Veniamo infine ai contenuti dell’azione di governo. La parola chiave del Renzi-pensiero è “cambiamento”. Un termine che, insieme a quello di “progresso”, ha da sempre sostanziato il linguaggio della sinistra. Con una differenza di fondo, però: il “cambiamento” perorato dal premier, sotto dettatura di Confindustria e della Troika, è un “cambiamento regressivo”, che, in nome dell’ideologia neoliberista oggi dominante, mira a destrutturare, ad alleggerire, ciò che rimane del modello sociale “europeo” nel nostro paese, in continuità con le dure politiche di austerità già adottate dai governi precedenti, a partire dal grigio e rude governo Monti.
Ciò che distingue questa fase da quelle precedenti è solo l’abile, efficace, declinazione populistico – demagogica delle scelte che si compiono, con rovesciamento ingannevole del segno e delle finalità dei provvedimenti che di volta in volta si assumono. Si sta dentro il recinto dell’austerità decretandone il fallimento; si tagliano diritti annunciandone la loro estensione; si crea nuova precarietà dichiarandone tra gli strombazzi la fine.

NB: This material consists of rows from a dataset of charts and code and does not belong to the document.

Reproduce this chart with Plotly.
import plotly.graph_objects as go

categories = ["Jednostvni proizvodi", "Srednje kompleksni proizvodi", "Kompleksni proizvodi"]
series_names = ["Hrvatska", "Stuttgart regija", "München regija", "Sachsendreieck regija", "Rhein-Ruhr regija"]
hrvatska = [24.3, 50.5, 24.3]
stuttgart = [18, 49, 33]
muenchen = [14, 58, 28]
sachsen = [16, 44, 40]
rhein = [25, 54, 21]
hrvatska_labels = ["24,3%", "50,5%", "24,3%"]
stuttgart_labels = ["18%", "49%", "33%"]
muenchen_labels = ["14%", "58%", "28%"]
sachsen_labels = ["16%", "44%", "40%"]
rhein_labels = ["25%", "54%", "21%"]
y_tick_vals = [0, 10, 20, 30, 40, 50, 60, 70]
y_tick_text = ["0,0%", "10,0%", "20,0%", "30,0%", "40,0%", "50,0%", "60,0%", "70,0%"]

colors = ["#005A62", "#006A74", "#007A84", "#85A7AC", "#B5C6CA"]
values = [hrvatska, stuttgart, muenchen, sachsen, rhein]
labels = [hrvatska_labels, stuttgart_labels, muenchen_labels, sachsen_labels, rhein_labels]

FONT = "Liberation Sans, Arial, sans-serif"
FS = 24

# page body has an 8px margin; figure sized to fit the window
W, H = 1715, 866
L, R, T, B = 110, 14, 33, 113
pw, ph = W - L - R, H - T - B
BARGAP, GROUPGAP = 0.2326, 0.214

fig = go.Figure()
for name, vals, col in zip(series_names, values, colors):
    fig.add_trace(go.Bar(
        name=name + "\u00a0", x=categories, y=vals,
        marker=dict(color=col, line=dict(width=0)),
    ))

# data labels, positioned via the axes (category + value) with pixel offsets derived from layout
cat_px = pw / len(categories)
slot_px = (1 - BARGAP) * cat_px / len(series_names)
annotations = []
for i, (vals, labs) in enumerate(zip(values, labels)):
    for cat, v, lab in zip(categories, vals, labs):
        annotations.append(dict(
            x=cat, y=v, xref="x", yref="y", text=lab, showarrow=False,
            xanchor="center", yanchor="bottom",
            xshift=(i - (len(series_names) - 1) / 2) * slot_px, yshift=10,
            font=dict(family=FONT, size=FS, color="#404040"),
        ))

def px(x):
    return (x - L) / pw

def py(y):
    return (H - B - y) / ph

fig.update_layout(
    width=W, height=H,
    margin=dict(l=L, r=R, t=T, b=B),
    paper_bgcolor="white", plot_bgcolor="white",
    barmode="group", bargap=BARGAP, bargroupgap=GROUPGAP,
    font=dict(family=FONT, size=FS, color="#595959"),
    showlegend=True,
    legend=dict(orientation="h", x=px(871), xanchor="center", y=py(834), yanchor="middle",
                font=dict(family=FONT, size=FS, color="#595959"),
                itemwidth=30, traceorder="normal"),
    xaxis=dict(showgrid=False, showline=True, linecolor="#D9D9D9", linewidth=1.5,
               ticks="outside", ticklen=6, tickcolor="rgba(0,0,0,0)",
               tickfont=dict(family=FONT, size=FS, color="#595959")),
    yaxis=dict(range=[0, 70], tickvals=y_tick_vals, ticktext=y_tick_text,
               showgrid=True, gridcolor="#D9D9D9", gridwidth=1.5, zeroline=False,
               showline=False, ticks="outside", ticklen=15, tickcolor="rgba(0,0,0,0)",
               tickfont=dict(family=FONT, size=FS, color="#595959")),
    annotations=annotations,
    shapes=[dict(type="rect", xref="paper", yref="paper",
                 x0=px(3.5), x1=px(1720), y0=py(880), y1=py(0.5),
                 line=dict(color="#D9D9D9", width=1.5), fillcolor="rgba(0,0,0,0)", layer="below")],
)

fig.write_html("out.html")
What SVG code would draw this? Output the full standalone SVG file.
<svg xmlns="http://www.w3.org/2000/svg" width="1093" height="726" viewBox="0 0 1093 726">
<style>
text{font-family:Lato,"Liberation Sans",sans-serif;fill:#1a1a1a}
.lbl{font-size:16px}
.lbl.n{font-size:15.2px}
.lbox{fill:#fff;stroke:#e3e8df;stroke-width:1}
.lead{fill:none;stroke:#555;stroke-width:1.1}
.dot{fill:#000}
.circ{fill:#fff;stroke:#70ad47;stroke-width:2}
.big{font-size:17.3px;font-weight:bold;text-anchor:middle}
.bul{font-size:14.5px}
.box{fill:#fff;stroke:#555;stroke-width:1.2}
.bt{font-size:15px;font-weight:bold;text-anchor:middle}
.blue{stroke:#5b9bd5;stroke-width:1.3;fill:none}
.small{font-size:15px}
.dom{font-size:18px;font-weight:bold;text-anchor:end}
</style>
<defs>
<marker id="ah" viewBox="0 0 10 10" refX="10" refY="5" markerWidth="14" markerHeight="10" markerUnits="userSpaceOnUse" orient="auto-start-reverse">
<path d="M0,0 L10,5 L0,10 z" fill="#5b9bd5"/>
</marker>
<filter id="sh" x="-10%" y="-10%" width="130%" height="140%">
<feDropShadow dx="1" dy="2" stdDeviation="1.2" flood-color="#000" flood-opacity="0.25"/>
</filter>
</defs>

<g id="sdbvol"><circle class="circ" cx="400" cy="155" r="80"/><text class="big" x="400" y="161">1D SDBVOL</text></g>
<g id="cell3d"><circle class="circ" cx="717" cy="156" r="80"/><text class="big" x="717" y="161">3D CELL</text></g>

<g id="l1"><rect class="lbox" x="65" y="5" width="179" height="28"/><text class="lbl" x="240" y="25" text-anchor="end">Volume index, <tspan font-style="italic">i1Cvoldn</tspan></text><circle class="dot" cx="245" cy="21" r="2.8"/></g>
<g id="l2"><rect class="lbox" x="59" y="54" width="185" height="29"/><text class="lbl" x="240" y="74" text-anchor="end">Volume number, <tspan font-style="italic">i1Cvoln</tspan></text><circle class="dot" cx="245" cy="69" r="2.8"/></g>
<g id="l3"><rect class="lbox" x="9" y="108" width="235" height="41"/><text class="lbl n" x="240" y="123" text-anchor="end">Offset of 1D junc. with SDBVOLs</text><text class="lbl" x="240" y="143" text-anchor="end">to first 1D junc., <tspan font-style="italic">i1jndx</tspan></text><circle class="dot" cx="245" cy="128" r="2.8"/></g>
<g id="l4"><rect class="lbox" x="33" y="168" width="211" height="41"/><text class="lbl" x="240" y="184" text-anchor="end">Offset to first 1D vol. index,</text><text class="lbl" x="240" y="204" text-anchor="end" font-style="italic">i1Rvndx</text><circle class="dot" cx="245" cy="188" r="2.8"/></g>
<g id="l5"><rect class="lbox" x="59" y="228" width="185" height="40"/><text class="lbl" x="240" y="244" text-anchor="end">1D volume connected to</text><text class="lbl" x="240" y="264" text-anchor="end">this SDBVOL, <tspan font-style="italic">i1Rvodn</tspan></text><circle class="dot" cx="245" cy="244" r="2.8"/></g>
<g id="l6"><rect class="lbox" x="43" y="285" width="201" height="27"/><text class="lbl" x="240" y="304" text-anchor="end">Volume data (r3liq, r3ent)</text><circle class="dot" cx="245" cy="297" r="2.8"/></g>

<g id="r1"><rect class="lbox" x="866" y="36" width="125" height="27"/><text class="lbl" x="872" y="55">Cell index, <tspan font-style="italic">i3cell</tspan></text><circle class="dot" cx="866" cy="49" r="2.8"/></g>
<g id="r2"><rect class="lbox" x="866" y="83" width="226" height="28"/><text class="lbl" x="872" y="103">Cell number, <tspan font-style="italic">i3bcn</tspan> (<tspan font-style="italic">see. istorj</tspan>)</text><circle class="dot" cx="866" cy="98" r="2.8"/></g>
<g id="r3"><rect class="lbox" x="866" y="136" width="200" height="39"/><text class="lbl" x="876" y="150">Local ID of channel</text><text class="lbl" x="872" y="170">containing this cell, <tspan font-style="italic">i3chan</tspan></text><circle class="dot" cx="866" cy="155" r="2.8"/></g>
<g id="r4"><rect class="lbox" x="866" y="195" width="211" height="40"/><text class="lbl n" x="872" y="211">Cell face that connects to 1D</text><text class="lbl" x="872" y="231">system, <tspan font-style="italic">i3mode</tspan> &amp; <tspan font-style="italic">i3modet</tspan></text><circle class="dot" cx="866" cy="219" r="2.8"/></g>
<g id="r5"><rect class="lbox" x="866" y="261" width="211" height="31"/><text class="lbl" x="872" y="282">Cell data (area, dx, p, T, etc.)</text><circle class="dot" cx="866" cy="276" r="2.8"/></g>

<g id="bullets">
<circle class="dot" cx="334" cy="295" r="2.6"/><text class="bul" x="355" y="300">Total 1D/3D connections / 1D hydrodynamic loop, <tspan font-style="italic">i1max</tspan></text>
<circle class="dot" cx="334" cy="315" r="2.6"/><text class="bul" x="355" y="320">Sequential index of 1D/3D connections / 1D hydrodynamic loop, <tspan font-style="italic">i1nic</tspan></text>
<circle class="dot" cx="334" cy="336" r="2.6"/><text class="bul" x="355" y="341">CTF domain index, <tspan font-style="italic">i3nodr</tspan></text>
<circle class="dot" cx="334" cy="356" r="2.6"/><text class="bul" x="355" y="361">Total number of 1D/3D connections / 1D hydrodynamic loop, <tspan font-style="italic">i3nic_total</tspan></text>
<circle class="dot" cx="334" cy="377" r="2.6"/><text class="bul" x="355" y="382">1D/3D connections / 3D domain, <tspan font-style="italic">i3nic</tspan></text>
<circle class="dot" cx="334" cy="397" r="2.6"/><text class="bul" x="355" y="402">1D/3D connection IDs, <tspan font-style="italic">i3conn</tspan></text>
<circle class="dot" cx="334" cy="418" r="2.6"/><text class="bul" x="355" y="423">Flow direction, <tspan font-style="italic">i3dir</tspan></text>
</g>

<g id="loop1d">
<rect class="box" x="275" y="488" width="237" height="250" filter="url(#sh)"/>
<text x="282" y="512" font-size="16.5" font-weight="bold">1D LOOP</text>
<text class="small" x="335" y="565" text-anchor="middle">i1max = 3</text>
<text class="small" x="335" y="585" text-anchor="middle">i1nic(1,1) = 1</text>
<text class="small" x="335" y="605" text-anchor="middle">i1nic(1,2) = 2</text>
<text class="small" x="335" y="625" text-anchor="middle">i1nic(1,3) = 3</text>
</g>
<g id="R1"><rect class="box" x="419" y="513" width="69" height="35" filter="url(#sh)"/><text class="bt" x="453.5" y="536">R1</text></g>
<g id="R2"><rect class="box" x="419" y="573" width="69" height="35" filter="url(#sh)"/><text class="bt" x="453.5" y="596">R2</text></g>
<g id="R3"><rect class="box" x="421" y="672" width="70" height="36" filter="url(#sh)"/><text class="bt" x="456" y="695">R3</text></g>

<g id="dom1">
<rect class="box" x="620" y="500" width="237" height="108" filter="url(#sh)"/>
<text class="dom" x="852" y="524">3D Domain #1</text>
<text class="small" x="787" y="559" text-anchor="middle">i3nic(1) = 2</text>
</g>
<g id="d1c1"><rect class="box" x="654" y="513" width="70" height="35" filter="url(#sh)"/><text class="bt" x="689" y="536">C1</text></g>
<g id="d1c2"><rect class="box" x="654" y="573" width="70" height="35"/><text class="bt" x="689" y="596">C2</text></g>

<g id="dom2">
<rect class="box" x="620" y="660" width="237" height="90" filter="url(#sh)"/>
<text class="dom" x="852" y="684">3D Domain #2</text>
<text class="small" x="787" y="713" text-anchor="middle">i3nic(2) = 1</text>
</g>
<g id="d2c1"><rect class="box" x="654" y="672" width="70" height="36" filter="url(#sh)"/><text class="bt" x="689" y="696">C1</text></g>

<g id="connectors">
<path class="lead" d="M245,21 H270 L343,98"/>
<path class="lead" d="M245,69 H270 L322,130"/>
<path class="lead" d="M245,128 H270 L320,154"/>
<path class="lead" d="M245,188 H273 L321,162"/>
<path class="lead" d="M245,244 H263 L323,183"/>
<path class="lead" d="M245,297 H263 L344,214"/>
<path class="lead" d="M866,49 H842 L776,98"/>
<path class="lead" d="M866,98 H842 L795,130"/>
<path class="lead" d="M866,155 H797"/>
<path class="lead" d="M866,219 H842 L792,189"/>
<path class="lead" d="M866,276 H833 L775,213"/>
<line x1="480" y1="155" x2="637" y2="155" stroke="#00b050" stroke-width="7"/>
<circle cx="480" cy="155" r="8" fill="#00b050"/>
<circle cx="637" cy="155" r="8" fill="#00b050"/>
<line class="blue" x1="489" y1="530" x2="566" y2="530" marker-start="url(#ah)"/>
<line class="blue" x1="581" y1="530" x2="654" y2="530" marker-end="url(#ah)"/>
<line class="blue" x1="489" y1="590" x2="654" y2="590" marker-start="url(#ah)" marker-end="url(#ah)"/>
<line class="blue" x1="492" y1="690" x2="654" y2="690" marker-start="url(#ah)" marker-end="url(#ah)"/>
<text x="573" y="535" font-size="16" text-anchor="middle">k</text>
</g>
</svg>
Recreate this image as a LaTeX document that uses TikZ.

La legge di stabilità appena varata, che per essere compresa va letta in maniera coordinata con la delega sul lavoro (Jobs Act), è il manifesto di questo nuovo corso del Pd: vecchie ricette liberiste (meno tasse alle imprese = crescita) e attacco ai diritti dei più deboli serviti come se si trattasse di una soluzione (di sinistra) alle crescenti ed insopportabili disuguaglianze della nostra società. Insomma, l’atto di fondazione della nuova destra italiana, che alla vecchia stazione di Firenze ha trovato la sua trionfale ed incontrastata consacrazione.